(Records with drawing code)
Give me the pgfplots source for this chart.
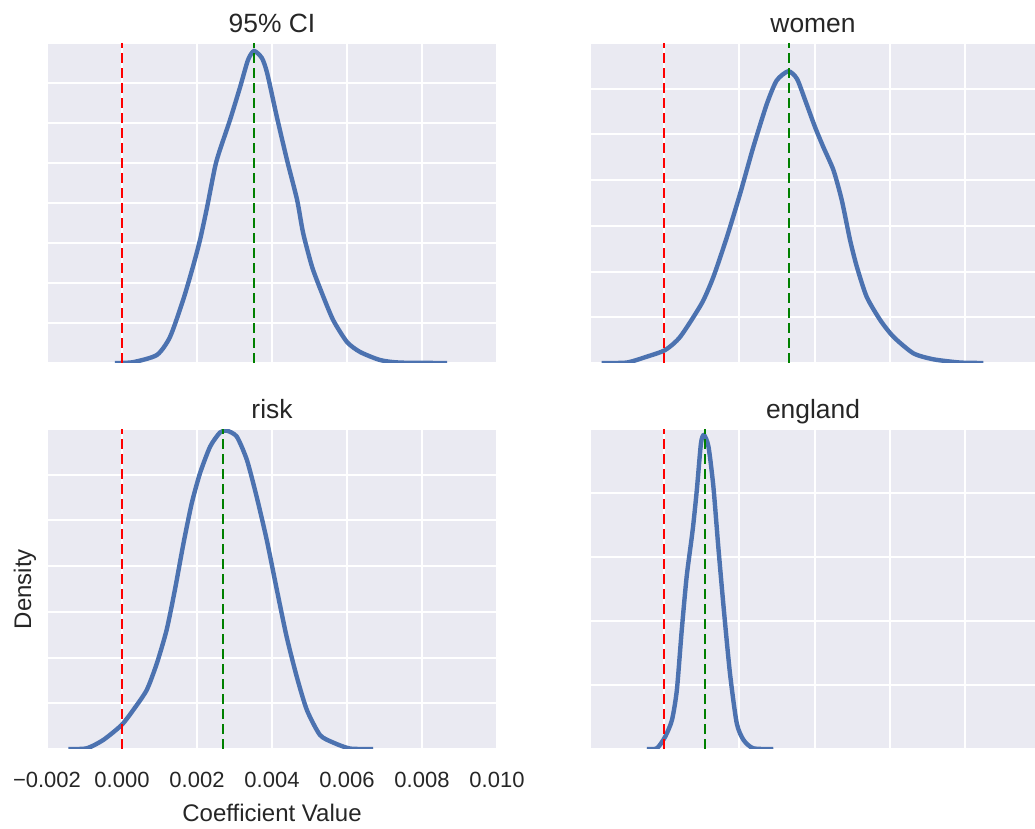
\documentclass[border=0pt]{standalone}
\usepackage{fontspec}
\setmainfont{Liberation Sans}
\usepackage{pgfplots}
\pgfplotsset{compat=1.18}

\definecolor{sbg}{HTML}{EAEAF2}
\definecolor{sblue}{HTML}{4C72B0}
\definecolor{stext}{HTML}{262626}
\definecolor{sgreen}{HTML}{008000}

\pgfplotsset{
  every axis title shift=0pt,
  kde/.style={
    scale only axis, height=160bp, ymin=0, ytick distance=1,
    axis background/.style={fill=sbg},
    axis line style={draw=none}, tick style={draw=none},
    grid=major, major grid style={draw=white, line width=1bp},
    xtick={-0.002,0,0.002,0.004,0.006,0.008,0.010},
    xticklabels={}, yticklabels={},
    scaled x ticks=false, scaled y ticks=false,
    title style={at={(0.5,1)}, anchor=base, yshift=5.2bp,
      font=\fontsize{13.2bp}{15bp}\selectfont, text=stext},
    xticklabel style={anchor=base, yshift=-19.5bp,
      font=\fontsize{11bp}{13bp}\selectfont, text=stext},
    label style={font=\fontsize{12bp}{14bp}\selectfont, text=stext},
  },
  kdeline/.style={sblue, line width=2.2bp, smooth, tension=0.4},
  zero/.style={red, line width=1bp, dash pattern=on 5bp off 2.5bp},
  mean/.style={sgreen, line width=1bp, dash pattern=on 5bp off 2.5bp},
  left col/.style={width=225bp, xmin=-0.002, xmax=0.010},
  right col/.style={width=222bp, xmin=-0.00194, xmax=0.00985},
}

\begin{document}
\begin{tikzpicture}
\useasboundingbox (0,0) rectangle (517.5bp,414.5bp);

% 95% CI
\begin{axis}[kde, left col, ymax=8, at={(23.5bp,233bp)}, anchor=south west,
  title={95\% CI}]
\addplot[kdeline] coordinates {
(-0.00019,0) (0.00029,0.02) (0.00093,0.2) (0.00128,0.65) (0.00163,1.575)
(0.00189,2.4) (0.00208,3.075) (0.00227,3.9) (0.00248,4.9) (0.00261,5.325)
(0.00288,6.075) (0.00315,6.9) (0.00336,7.575) (0.00352,7.8) (0.00373,7.625)
(0.00387,7.25) (0.00413,6.15) (0.0044,5.075) (0.00467,4.075) (0.00483,3.25)
(0.00507,2.4) (0.00533,1.75) (0.00563,1.075) (0.006,0.525) (0.00635,0.275)
(0.00688,0.075) (0.00741,0.01) (0.00867,0)};
\addplot[zero] coordinates {(0,0) (0,8)};
\addplot[mean] coordinates {(0.00352,0) (0.00352,8)};
\end{axis}

% women
\begin{axis}[kde, right col, ymax=7, at={(295.5bp,233bp)}, anchor=south west,
  title={women}]
\addplot[kdeline] coordinates {
(-0.00166,0) (-0.00099,0.01) (-0.00046,0.138) (0.00003,0.284) (0.00043,0.574)
(0.001,1.303) (0.00131,1.884) (0.00167,2.758) (0.00202,3.705) (0.00237,4.723)
(0.00273,5.67) (0.00299,6.179) (0.0033,6.382) (0.00353,6.216) (0.00375,5.742)
(0.00401,5.159) (0.00423,4.723) (0.0045,4.214) (0.00472,3.559) (0.00494,2.686)
(0.00512,2.103) (0.00538,1.448) (0.00574,0.939) (0.00609,0.574) (0.00662,0.212)
(0.00715,0.081) (0.00786,0.01) (0.00848,0)};
\addplot[zero] coordinates {(0,0) (0,7)};
\addplot[mean] coordinates {(0.00333,0) (0.00333,7)};
\end{axis}

% risk
\begin{axis}[kde, left col, ymax=7, at={(23.5bp,40bp)}, anchor=south west,
  title={risk},
  xticklabels={−0.002,0.000,0.002,0.004,0.006,0.008,0.010},
  xlabel={Coefficient Value}, ylabel={Density},
  xlabel style={at={(axis description cs:0.5,-0.2)}, anchor=center},
  ylabel style={at={(axis description cs:-0.049,0.5)}, anchor=center}]
\addplot[kdeline] coordinates {
(-0.00143,0) (-0.00094,0.015) (-0.0005,0.197) (-0.00001,0.525) (0.0003,0.853)
(0.00066,1.291) (0.00093,1.875) (0.00119,2.604) (0.00141,3.479) (0.00164,4.501)
(0.00186,5.376) (0.00208,6.032) (0.00235,6.615) (0.00261,6.921) (0.00279,6.965)
(0.00306,6.834) (0.00333,6.324) (0.00359,5.521) (0.00386,4.573) (0.00413,3.479)
(0.00439,2.457) (0.00466,1.582) (0.00493,0.853) (0.00528,0.306) (0.00564,0.138)
(0.00608,0.01) (0.0067,0)};
\addplot[zero] coordinates {(0,0) (0,7)};
\addplot[mean] coordinates {(0.00268,0) (0.00268,7)};
\end{axis}

% england
\begin{axis}[kde, right col, ymax=5, at={(295.5bp,40bp)}, anchor=south west,
  title={england}]
\addplot[kdeline] coordinates {
(-0.00046,0) (-0.00019,0.011) (0.00003,0.192) (0.00021,0.453) (0.00034,0.922)
(0.00047,1.859) (0.0006,2.692) (0.00076,3.422) (0.00087,4.047) (0.00098,4.776)
(0.00106,4.906) (0.00118,4.723) (0.00131,4.098) (0.00144,3.161) (0.00158,2.223)
(0.00175,1.183) (0.00193,0.402) (0.00211,0.141) (0.00237,0.011) (0.0029,0)};
\addplot[zero] coordinates {(0,0) (0,5)};
\addplot[mean] coordinates {(0.00109,0) (0.00109,5)};
\end{axis}
\end{tikzpicture}
\end{document}
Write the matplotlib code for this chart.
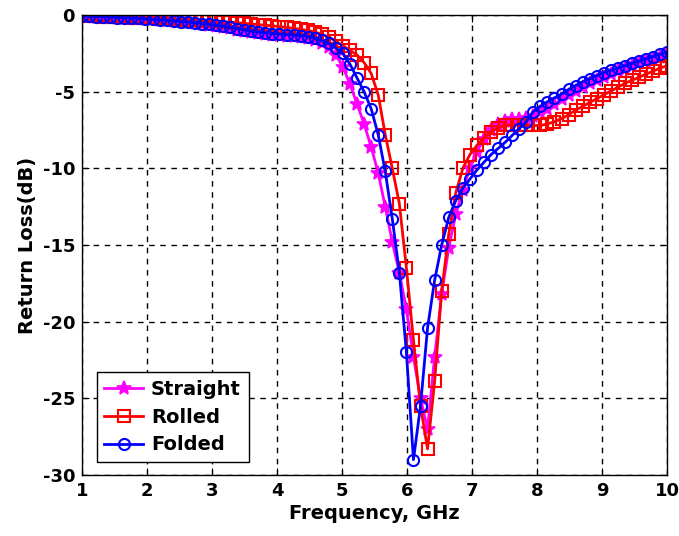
import numpy as np
import matplotlib
matplotlib.use("Agg")
import matplotlib.pyplot as plt

plt.rcParams['font.family'] = ['DejaVu Sans']
plt.rcParams['font.weight'] = 'bold'
plt.rcParams['axes.unicode_minus'] = False

# frequency sweep, 84 points from 1 to 10 GHz
freq = np.linspace(1, 10, 84)

straight = [
    -0.05, -0.08, -0.10, -0.12, -0.14, -0.16, -0.18, -0.20, -0.22, -0.25,
    -0.28, -0.30, -0.33, -0.36, -0.40, -0.44, -0.50, -0.56, -0.62, -0.70,
    -0.78, -0.86, -0.95, -1.03, -1.10, -1.17, -1.22, -1.27, -1.30, -1.33,
    -1.37, -1.42, -1.50, -1.62, -1.80, -2.10, -2.60, -3.40, -4.50, -5.80,
    -7.10, -8.60, -10.3, -12.5, -14.8, -16.8, -19.2, -22.3, -25.0, -27.0,
    -22.3, -18.2, -15.2, -13.0, -11.4, -10.0, -8.90, -8.10, -7.50, -7.10,
    -6.90, -6.80, -6.75, -6.70, -6.55, -6.35, -6.10, -5.80, -5.50, -5.20,
    -4.95, -4.70, -4.45, -4.25, -4.05, -3.85, -3.65, -3.50, -3.30, -3.15,
    -3.00, -2.85, -2.70, -2.55]

rolled = [
    -0.05, -0.07, -0.08, -0.10, -0.12, -0.13, -0.15, -0.16, -0.18, -0.20,
    -0.22, -0.24, -0.26, -0.28, -0.30, -0.32, -0.34, -0.36, -0.38, -0.40,
    -0.43, -0.46, -0.50, -0.54, -0.58, -0.62, -0.66, -0.70, -0.75, -0.80,
    -0.86, -0.93, -1.00, -1.10, -1.25, -1.45, -1.70, -2.00, -2.30, -2.60,
    -3.10, -3.80, -5.20, -7.80, -10.0, -12.3, -16.5, -21.2, -25.5, -28.3,
    -23.9, -18.0, -14.3, -11.6, -10.0, -9.10, -8.50, -8.00, -7.60, -7.35,
    -7.20, -7.15, -7.15, -7.20, -7.20, -7.20, -7.10, -6.95, -6.75, -6.50,
    -6.20, -5.95, -5.70, -5.45, -5.20, -4.95, -4.70, -4.45, -4.25, -4.05,
    -3.85, -3.65, -3.45, -3.30]

folded = [
    -0.05, -0.08, -0.10, -0.12, -0.14, -0.16, -0.18, -0.20, -0.22, -0.25,
    -0.28, -0.31, -0.34, -0.38, -0.42, -0.46, -0.50, -0.55, -0.60, -0.66,
    -0.72, -0.80, -0.88, -0.96, -1.04, -1.10, -1.16, -1.20, -1.24, -1.27,
    -1.30, -1.34, -1.40, -1.50, -1.65, -1.85, -2.15, -2.50, -3.20, -4.10,
    -5.00, -6.10, -7.80, -10.2, -13.3, -16.8, -22.0, -29.0, -25.5, -20.4,
    -17.3, -15.0, -13.2, -12.1, -11.3, -10.7, -10.1, -9.60, -9.10, -8.70,
    -8.30, -7.85, -7.40, -6.95, -6.30, -5.95, -5.65, -5.40, -5.15, -4.85,
    -4.60, -4.35, -4.15, -3.95, -3.75, -3.60, -3.45, -3.30, -3.15, -3.00,
    -2.85, -2.70, -2.55, -2.40]

fig = plt.figure(figsize=(6.79, 5.36), dpi=100)
ax = fig.add_axes([0.1208, 0.1138, 0.862, 0.858])

ax.plot(freq, straight, color='#FF00FF', lw=2, marker='*', ms=10,
        mew=1.2, label='Straight')
ax.plot(freq, rolled, color='#FF0000', lw=2, marker='s', ms=8,
        mfc='none', mew=1.5, label='Rolled')
ax.plot(freq, folded, color='#0000FF', lw=2, marker='o', ms=8,
        mfc='none', mew=1.5, label='Folded')

ax.set_xlim(1, 10)
ax.set_ylim(-30, 0)
ax.set_xticks(range(1, 11))
ax.set_yticks(range(-30, 1, 5))
ax.grid(True, color='black', linestyle=(0, (4, 4)), linewidth=1)
ax.tick_params(direction='in', top=True, right=True, labelsize=13,
               length=5, pad=5)
for s in ax.spines.values():
    s.set_linewidth(1)

ax.set_xlabel('Frequency, GHz', fontsize=14, fontweight='bold', labelpad=3)
ax.set_ylabel('Return Loss(dB)', fontsize=14, fontweight='bold', labelpad=4)

leg = ax.legend(loc='lower left', bbox_to_anchor=(0.015, 0.015), fontsize=14,
                fancybox=False, edgecolor='black', framealpha=1,
                handlelength=2.0, handletextpad=0.4, borderpad=0.4,
                labelspacing=0.45, borderaxespad=0.3)
leg.get_frame().set_linewidth(1)

fig.savefig('out.png', dpi=100)
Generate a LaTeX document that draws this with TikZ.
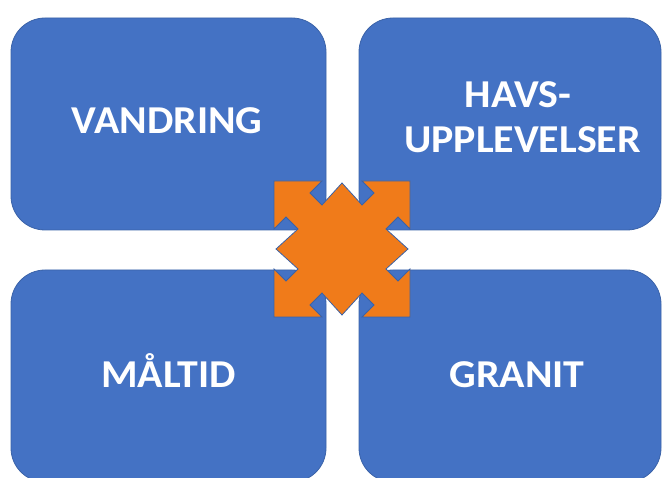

STATED EXERCISE - Restate only the lines running from the start of the material above through the line containing "(0,0) rectangle (517.5bp,414.5bp);", ends included. No pictures.

RIGHT ANSWER -
Give me the pgfplots source for this chart.
\documentclass[border=0pt]{standalone}
\usepackage{fontspec}
\setmainfont{Liberation Sans}
\usepackage{pgfplots}
\pgfplotsset{compat=1.18}

\definecolor{sbg}{HTML}{EAEAF2}
\definecolor{sblue}{HTML}{4C72B0}
\definecolor{stext}{HTML}{262626}
\definecolor{sgreen}{HTML}{008000}

\pgfplotsset{
  every axis title shift=0pt,
  kde/.style={
    scale only axis, height=160bp, ymin=0, ytick distance=1,
    axis background/.style={fill=sbg},
    axis line style={draw=none}, tick style={draw=none},
    grid=major, major grid style={draw=white, line width=1bp},
    xtick={-0.002,0,0.002,0.004,0.006,0.008,0.010},
    xticklabels={}, yticklabels={},
    scaled x ticks=false, scaled y ticks=false,
    title style={at={(0.5,1)}, anchor=base, yshift=5.2bp,
      font=\fontsize{13.2bp}{15bp}\selectfont, text=stext},
    xticklabel style={anchor=base, yshift=-19.5bp,
      font=\fontsize{11bp}{13bp}\selectfont, text=stext},
    label style={font=\fontsize{12bp}{14bp}\selectfont, text=stext},
  },
  kdeline/.style={sblue, line width=2.2bp, smooth, tension=0.4},
  zero/.style={red, line width=1bp, dash pattern=on 5bp off 2.5bp},
  mean/.style={sgreen, line width=1bp, dash pattern=on 5bp off 2.5bp},
  left col/.style={width=225bp, xmin=-0.002, xmax=0.010},
  right col/.style={width=222bp, xmin=-0.00194, xmax=0.00985},
}

\begin{document}
\begin{tikzpicture}
\useasboundingbox (0,0) rectangle (517.5bp,414.5bp);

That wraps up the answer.